Breaking Old Habits
If there is one thing change I see time and time again which gets the biggest bang for buck in terms of results for my clients it’s changing their daily habits and routine. We work at changing their habits once a week with small, incremental changes to their routine; and although they are simple actions which look simple the reality is they can be one of the hardest things to get right and keep right.
Breaking habits might seem easy on paper. We’ve all heard someone say it ‘just replace one habit with another’. Whether it is replacing coffee with herbal tea, chocolate with fruit or alcohol with soda water … the list goes on. But if it was that easy why isn’t everyone doing it?
So What Is a Habit?
A habit is amazing! On a positive note they help shape and support a life of fulfilment with little effort. On a negative note they also do the opposite and support a bad lifestyle leaving us unfulfilled or worse sick and unwell.
A habit requires little or no mental effort, we do them with minimal conscious thought and they account for about 40% of what we do on a daily basis (cleaning your teeth, having a shower, going on social media etc). They are repeated so much they become automatic and we do them without thinking.

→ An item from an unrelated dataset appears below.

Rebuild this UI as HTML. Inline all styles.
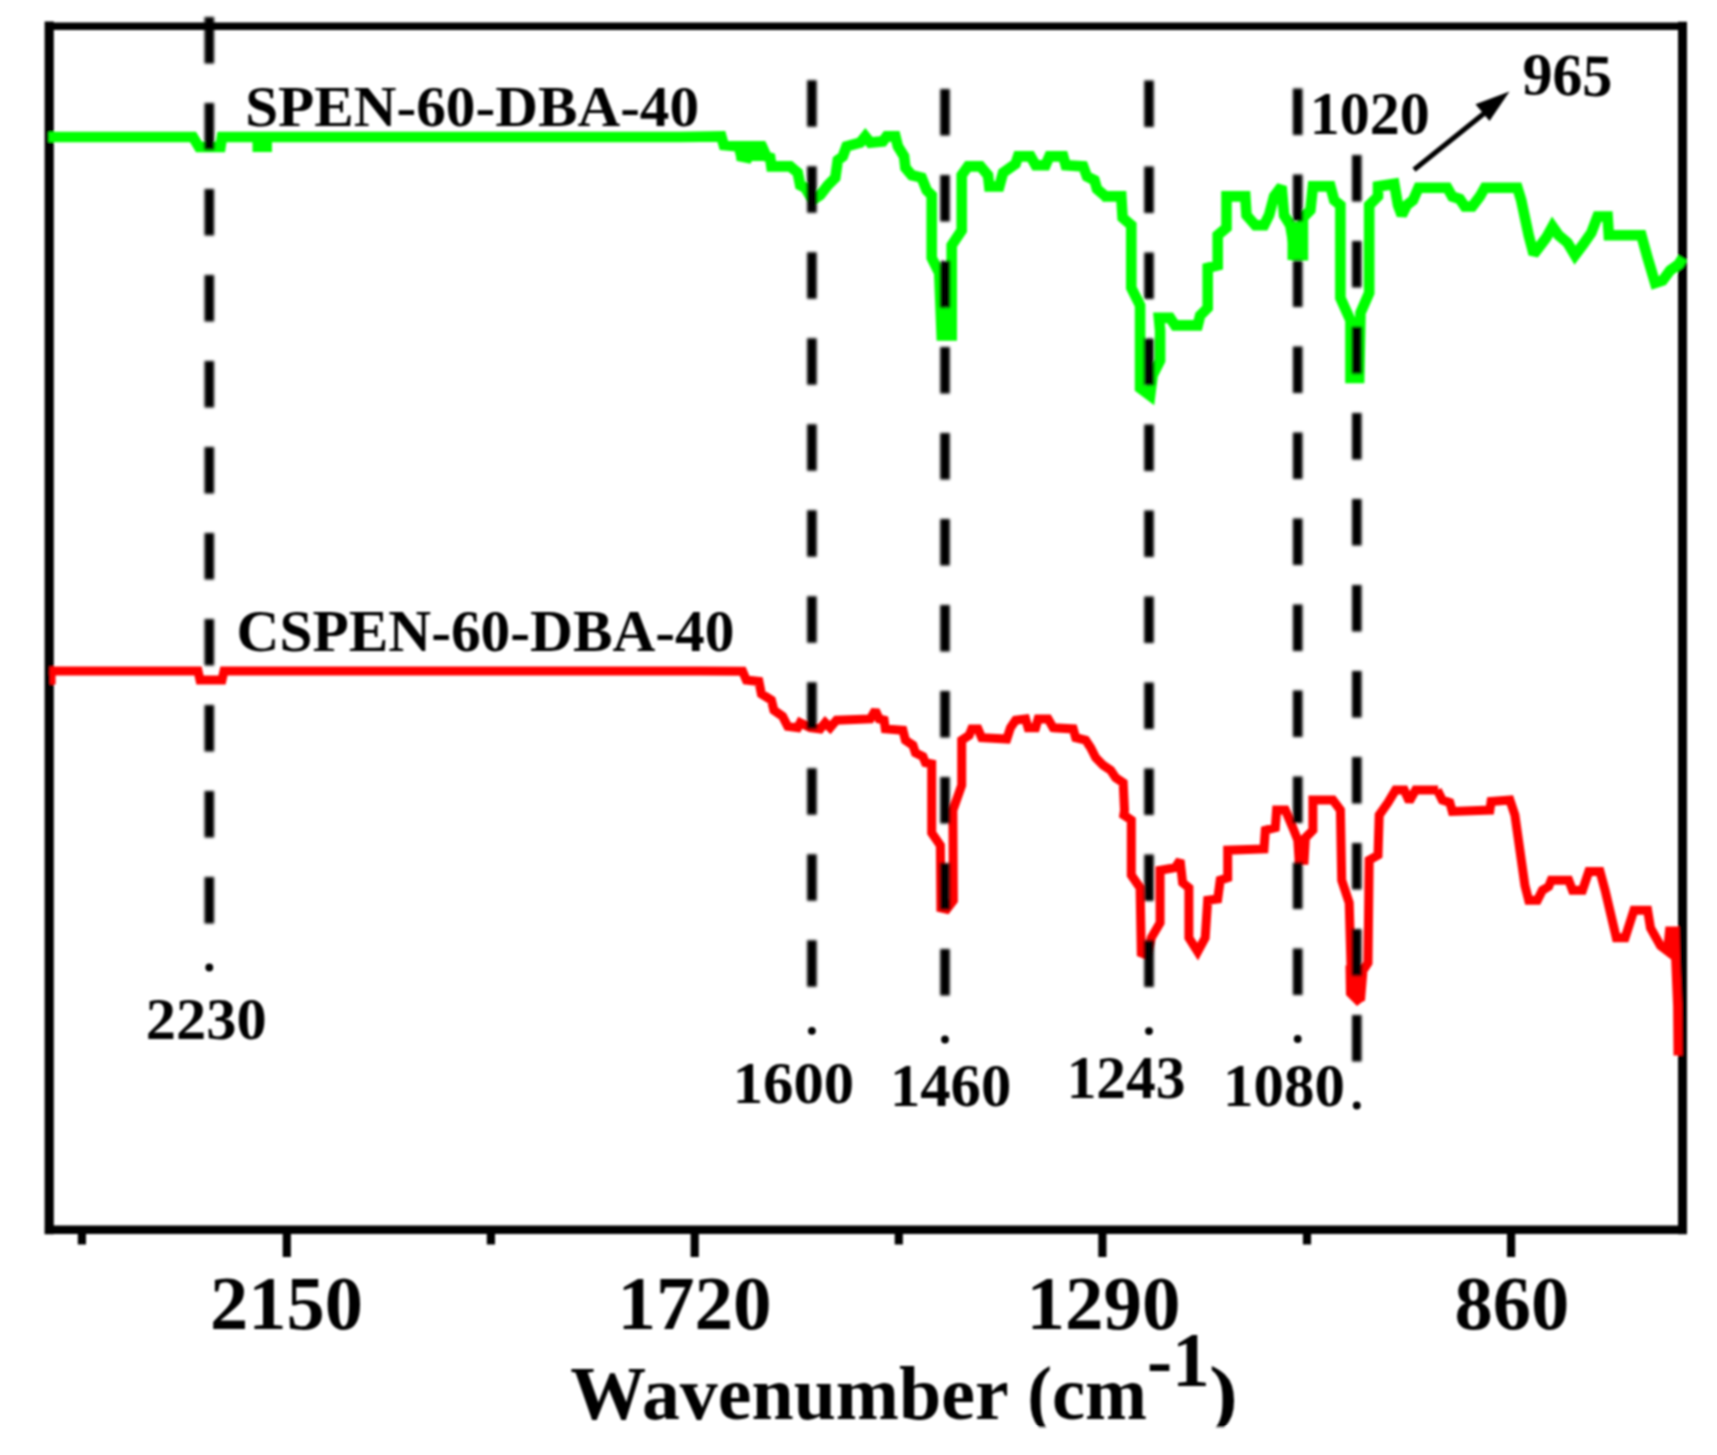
<!DOCTYPE html>
<html><head><meta charset="utf-8"><title>FTIR spectra</title>
<style>
html,body{margin:0;padding:0;background:#fff;}
body{width:1717px;height:1455px;overflow:hidden;}
svg{display:block;}
svg text{font-family:"Liberation Serif",serif;font-weight:bold;fill:#000;}
</style></head><body>
<svg width="1717" height="1455" viewBox="0 0 1717 1455">
<defs><filter id="soft" x="-2%" y="-2%" width="104%" height="104%"><feGaussianBlur stdDeviation="1.2"/></filter><filter id="soft2" x="-5%" y="-2%" width="110%" height="104%"><feGaussianBlur stdDeviation="0.9"/></filter></defs>
<rect width="1717" height="1455" fill="#fff"/>
<g filter="url(#soft)">
<g stroke="#000" stroke-linecap="square">
<line x1="49.2" y1="26.2" x2="49.2" y2="1229.7" stroke-width="9.2"/>
<line x1="1682.5" y1="26.2" x2="1682.5" y2="1229.7" stroke-width="9"/>
<line x1="49.2" y1="26.2" x2="1682.5" y2="26.2" stroke-width="7.6"/>
<line x1="49.2" y1="1229.7" x2="1682.5" y2="1229.7" stroke-width="8.5"/>
</g>
<path d="M48.5,137.0 L193.0,137.0 L199.0,147.0 L220.5,147.0 L222.0,137.0 L680.0,137.0 L721.3,136.4 L723.8,145.1 L738.9,146.4 L741.4,156.4 L747.6,157.7 L752.6,147.7 L762.6,147.7 L766.4,156.4 L770.2,157.7 L771.4,166.4 L790.2,166.4 L797.7,172.7 L800.2,185.2 L805.2,187.7 L812.7,200.2 L820.2,195.2 L827.8,185.2 L835.3,177.7 L837.8,160.2 L842.8,156.4 L846.5,146.4 L860.3,142.6 L865.3,136.4 L870.3,142.6 L882.9,141.4 L886.6,136.4 L895.4,136.4 L897.9,146.4 L904.1,156.4 L905.4,167.7 L911.7,175.2 L921.7,177.7 L926.7,190.2 L931.7,195.2 L931.7,257.8 L939.2,272.9 L941.7,335.5 L951.7,335.5 L951.7,245.3 L961.7,230.3 L961.7,175.2 L968.0,166.4 L980.5,166.4 L988.0,175.2 L989.3,186.5 L999.3,186.5 L1003.1,172.7 L1015.6,163.9 L1018.1,156.4 L1030.6,156.4 L1035.6,165.2 L1045.6,165.2 L1049.4,156.4 L1063.2,156.4 L1065.7,165.2 L1083.2,166.4 L1087.0,176.5 L1094.5,180.2 L1097.0,189.0 L1105.7,196.5 L1102.5,196.4 L1121.3,196.4 L1122.6,217.7 L1131.3,225.2 L1131.3,287.8 L1140.1,305.4 L1140.1,388.0 L1150.1,395.5 L1152.6,375.5 L1160.1,360.5 L1160.1,330.4 L1158.9,317.9 L1170.1,317.9 L1175.1,325.4 L1197.7,325.4 L1200.2,315.4 L1207.7,307.9 L1207.7,267.8 L1217.7,265.3 L1217.7,235.2 L1226.5,227.7 L1226.5,196.4 L1245.3,196.4 L1246.5,215.2 L1255.3,225.2 L1264.1,225.2 L1269.1,215.2 L1274.1,196.4 L1281.6,186.4 L1284.1,215.2 L1290.3,225.2 L1295.4,255.3 L1302.9,255.3 L1302.9,217.7 L1310.4,210.2 L1312.9,186.4 L1330.4,186.4 L1334.2,200.2 L1340.4,205.2 L1340.4,297.8 L1350.5,320.4 L1350.5,378.0 L1359.2,378.0 L1360.5,312.9 L1369.2,292.8 L1369.2,205.2 L1378.0,196.4 L1378.0,186.4 L1394.3,183.9 L1398.0,205.2 L1401.8,215.2 L1406.8,205.2 L1413.1,200.2 L1414.7,196.5 L1418.5,187.7 L1447.3,187.7 L1452.3,196.5 L1459.8,199.0 L1464.8,206.5 L1472.3,206.5 L1479.8,196.5 L1484.8,187.7 L1517.4,187.7 L1521.2,200.2 L1528.7,235.3 L1533.7,254.1 L1538.7,247.8 L1546.2,237.8 L1552.5,226.5 L1558.7,235.3 L1567.5,242.8 L1575.0,255.3 L1582.5,245.3 L1591.3,232.8 L1597.5,216.5 L1607.6,216.5 L1608.8,235.3 L1641.4,235.3 L1647.6,257.8 L1655.1,282.9 L1662.7,280.4 L1670.2,270.4 L1678.9,264.1 L1682.7,257.8" fill="none" stroke="#00ff00" stroke-width="10.6" stroke-linejoin="miter" stroke-miterlimit="2.2" stroke-linecap="butt"/>
<rect x="1287.5" y="222" width="20.5" height="38" fill="#00ff00"/>
<rect x="937" y="308" width="19.5" height="31" fill="#00ff00"/>
<rect x="736.5" y="141" width="29" height="20" fill="#00ff00"/>
<rect x="252.5" y="137" width="19.5" height="15" fill="#00ff00"/>
<path d="M49.5,671.0 L198.0,671.0 L200.0,680.0 L222.0,680.0 L224.0,671.0 L700.0,671.0 L742.6,671.3 L746.3,680.1 L758.9,681.4 L761.4,693.9 L771.4,700.1 L773.9,710.2 L782.6,716.4 L787.7,726.4 L797.7,727.7 L800.2,722.7 L810.2,727.7 L820.2,728.9 L825.2,722.7 L830.2,727.7 L836.5,720.2 L870.3,718.9 L875.3,710.2 L879.1,718.9 L884.1,720.2 L885.3,728.9 L902.9,730.2 L905.4,740.2 L912.9,745.2 L915.4,752.7 L922.9,756.5 L925.4,762.7 L931.7,764.0 L931.7,832.9 L940.4,845.4 L940.9,908.0 L946.7,909.3 L953.4,900.5 L952.9,810.3 L961.7,785.3 L961.7,740.2 L969.2,735.2 L971.7,728.9 L978.0,728.9 L981.7,737.7 L1006.8,739.0 L1010.5,727.7 L1015.6,720.2 L1025.6,718.9 L1028.1,727.7 L1035.6,727.7 L1038.1,718.9 L1048.1,718.9 L1053.1,727.7 L1073.2,728.9 L1075.7,737.7 L1085.7,740.2 L1090.7,747.7 L1095.7,757.7 L1103.2,765.3 L1110.7,770.3 L1115.7,777.8 L1123.2,782.8 L1124.5,810.3 L1123.8,815.1 L1131.3,820.1 L1131.3,875.2 L1140.1,887.8 L1141.3,952.9 L1147.6,955.4 L1151.3,937.8 L1160.1,922.8 L1160.1,870.2 L1175.1,867.7 L1180.1,860.2 L1182.6,882.7 L1188.9,887.8 L1188.9,937.8 L1197.7,951.6 L1205.2,937.8 L1207.7,900.3 L1217.7,899.0 L1220.2,880.2 L1227.7,877.7 L1227.7,850.2 L1264.0,848.9 L1265.3,830.2 L1275.3,827.7 L1276.6,810.1 L1285.3,810.1 L1292.8,827.7 L1297.8,840.2 L1299.1,860.2 L1304.1,860.2 L1305.4,837.7 L1312.9,830.2 L1312.9,800.1 L1332.9,800.1 L1340.4,810.1 L1341.7,880.2 L1349.2,902.8 L1351.7,990.4 L1360.5,1000.5 L1363.0,970.4 L1368.0,962.9 L1369.2,860.2 L1378.0,855.2 L1379.2,815.1 L1388.0,802.6 L1395.5,790.1 L1404.3,790.1 L1409.3,801.4 L1415.6,790.1 L1438.1,790.1 L1437.3,790.1 L1442.3,800.1 L1449.8,802.6 L1452.3,811.4 L1489.9,810.1 L1491.1,801.4 L1509.9,800.1 L1514.9,815.1 L1524.9,885.3 L1528.7,900.3 L1537.4,900.3 L1542.4,890.3 L1548.7,886.5 L1551.2,880.2 L1568.7,880.2 L1572.5,890.3 L1582.5,890.3 L1588.8,871.5 L1600.0,871.5 L1605.1,890.3 L1616.3,937.8 L1625.1,937.8 L1633.9,910.3 L1647.6,910.3 L1650.5,928.0 L1660.5,945.7 L1667.5,951.0 L1669.5,931.0 L1675.0,931.0 L1675.5,956.0 L1677.6,1006.0 L1678.0,1055.5" fill="none" stroke="#ff0000" stroke-width="9" stroke-linejoin="miter" stroke-miterlimit="2.2" stroke-linecap="butt"/>
<rect x="49.8" y="671" width="5.8" height="13.5" fill="#ff0000"/>
<polygon points="1345.5,965.4 1364.2,965.4 1364,1000.5 1357,1006 1346,995" fill="#ff0000"/>
<g filter="url(#soft2)" stroke="#000" stroke-width="9.6" stroke-dasharray="46.5 39.5" fill="none">
<line x1="209.3" y1="17" x2="209.3" y2="923.5"/>
<line x1="811.9" y1="80.3" x2="811.9" y2="986.8"/>
<line x1="945" y1="89" x2="945" y2="995.5"/>
<line x1="1149" y1="80.6" x2="1149" y2="987.1"/>
<line x1="1297.7" y1="88.5" x2="1297.7" y2="995.0"/>
<line x1="1356.8" y1="155" x2="1356.8" y2="1061.5"/>
</g>
<g fill="#000"><circle cx="209.3" cy="967.5" r="3.9"/>
<circle cx="811.9" cy="1030.8" r="3.9"/>
<circle cx="945" cy="1039.5" r="3.9"/>
<circle cx="1149" cy="1031.1" r="3.9"/>
<circle cx="1297.7" cy="1039.0" r="3.9"/>
<circle cx="1356.8" cy="1105.5" r="3.9"/>
</g>
<g stroke="#000" stroke-width="8.2">
<line x1="286.8" y1="1229.8" x2="286.8" y2="1257"/>
<line x1="694.7" y1="1229.8" x2="694.7" y2="1257"/>
<line x1="1102.4" y1="1229.8" x2="1102.4" y2="1257"/>
<line x1="1511.1" y1="1229.8" x2="1511.1" y2="1257"/>
<line x1="81.9" y1="1229.8" x2="81.9" y2="1244.5"/>
<line x1="490.9" y1="1229.8" x2="490.9" y2="1244.5"/>
<line x1="898.8" y1="1229.8" x2="898.8" y2="1244.5"/>
<line x1="1307" y1="1229.8" x2="1307" y2="1244.5"/>
</g>
<line x1="1414" y1="169.8" x2="1484" y2="113.5" stroke="#000" stroke-width="5"/>
<polygon points="1509.5,91.4 1475.5,104.3 1489.5,121" fill="#000"/>
<text x="245.16" y="126.0" font-size="57.91" textLength="453.93" lengthAdjust="spacingAndGlyphs">SPEN-60-DBA-40</text>
<text x="236.64" y="651.4" font-size="58.32" textLength="497.85" lengthAdjust="spacingAndGlyphs">CSPEN-60-DBA-40</text>
<text x="145.76" y="1039.33" font-size="59.83" textLength="120.86" lengthAdjust="spacingAndGlyphs">2230</text>
<text x="732.72" y="1103.0" font-size="60.13" textLength="121.48" lengthAdjust="spacingAndGlyphs">1600</text>
<text x="889.92" y="1106.33" font-size="60.64" textLength="121.41" lengthAdjust="spacingAndGlyphs">1460</text>
<text x="1066.65" y="1098.0" font-size="60.83" textLength="118.88" lengthAdjust="spacingAndGlyphs">1243</text>
<text x="1223.03" y="1105.73" font-size="61.55" textLength="121.84" lengthAdjust="spacingAndGlyphs">1080</text>
<text x="1309.79" y="134.33" font-size="61.95" textLength="120.01" lengthAdjust="spacingAndGlyphs">1020</text>
<text x="1522.32" y="95.2" font-size="59.82" textLength="90.16" lengthAdjust="spacingAndGlyphs" transform="rotate(1.3 1567 76)">965</text>
<text x="210.0" y="1329.47" font-size="76.3" textLength="152.85" lengthAdjust="spacingAndGlyphs">2150</text>
<text x="617.43" y="1329.47" font-size="76.3" textLength="154.22" lengthAdjust="spacingAndGlyphs">1720</text>
<text x="1026.52" y="1329.47" font-size="76.3" textLength="153.93" lengthAdjust="spacingAndGlyphs">1290</text>
<text x="1454.47" y="1329.47" font-size="76.3" textLength="114.94" lengthAdjust="spacingAndGlyphs">860</text>
<text><tspan x="570.19" y="1418.6" font-size="75.5" textLength="438.48" lengthAdjust="spacingAndGlyphs">Wavenumber</tspan> <tspan x="1027.2" y="1418.6" font-size="75.5" textLength="119.78" lengthAdjust="spacingAndGlyphs">(cm</tspan><tspan x="1146.92" y="1386.2" font-size="77.27" textLength="62.98" lengthAdjust="spacingAndGlyphs">-1</tspan><tspan x="1209.13" y="1418.6" font-size="75.5" textLength="28.86" lengthAdjust="spacingAndGlyphs">)</tspan></text>
<rect x="0" y="1427.5" width="1717" height="40" fill="#fff"/>
</g>
</svg>
</body></html>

Forming a new habit or breaking an old one takes time, dedication and commitment. Take cleaning your teeth; its only second nature because we have been doing it day in and day out since we were children. A habit is a marathon not a sprint. And research suggests it takes on average a continued 66 days repetition for a habit to emerge.
Breaking Emotional Habits
For a habit to form we need a motivation, a trigger and a reward (B J Fogg), so in order to break a habit we have to remove one of these elements.
For this reason one of the most difficult habits to either form or break relate to emotion (and therefore the ‘reward’ element). Again take the analogy of cleaning your teeth, this is a non-emotional habit: you clean your teeth knowing the only outcome is to have clean teeth. It is not driven by an emotional desire or want but because of a continued behaviour we formed as children.
On the other end of the spectrum our emotional habits are our brains reward based learning process. To put simply, we are hungry, we see food that looks good, our brains says; ‘that looks good, its lots of calories and will help us survive – lets eat it!’ So we eat it, it tastes good, and we feel good (usually temporarily but that’s a conversation for a different day).
Our brains then remember where you were, how you were feeling and what you were eating so you can repeat this behaviour next time you are hungry. See food, eat food, feel good, repeat.
But our brains are super smart, and after a while figure out we can feel that same happy emotion regardless of the motivation. So instead of eating because we are hungry, we eat because we are sad or upset. Our brain still processes it the same way, it’s just a different trigger.
So How Do We Overcome Bad Emotional Habits?
Dr Judson Brewer believes the key is to stop fighting our brains, and instead tap into this natural reward based learning system. Instead of forcing yourself to stop eating chocolate, focus on being curious. Curious about what you feel like when you eat it. Curious about how you feel after you’ve eaten it. Curious about WHY you ate it. It might sound strange and far-fetched but stay with me…
The more you become curious chances are you will realise you were enchanted only with the thought of the reward (the anticipation of eating it), not the reward itself.
Over time (and with practice) your brain will become less enchanted with the thought of the reward, understanding that the actual reward is nothing but a desire. You will actually learn to become disenchanted with your behaviour and naturally start letting go.
By getting curious about our minds and bodies and becoming more self aware with our behaviour we can step out of old reactive habits and instead step back, take a second to evaluate the situation and be curious about what’s going to come next. For example, you are craving chocolate because you are stressed. BUT if you learn just to sit with it, realise the desire won’t last forever and stay curious about what emotion your body will show next, your mind will start to change and let go of those old reactive habits.
Now I know what you are thinking, this looks easy on paper too but the reality is just as hard! And I agree. I can’t solve a lifetime of bad habits in one blog. All I can ask is that you become more aware of your behaviour. And next time you have that desire to fall into bad habits just stop and think…. ‘I wonder how my mind and body will react if I don’t give in right now’? It takes a HELL of a lot of will power and some people will find this from within, others will need to seek external help.
And what else will help along this journey? Forming new habits to replace the old ones…which I’ll cover in my next blog.
In the meantime happy habit breaking.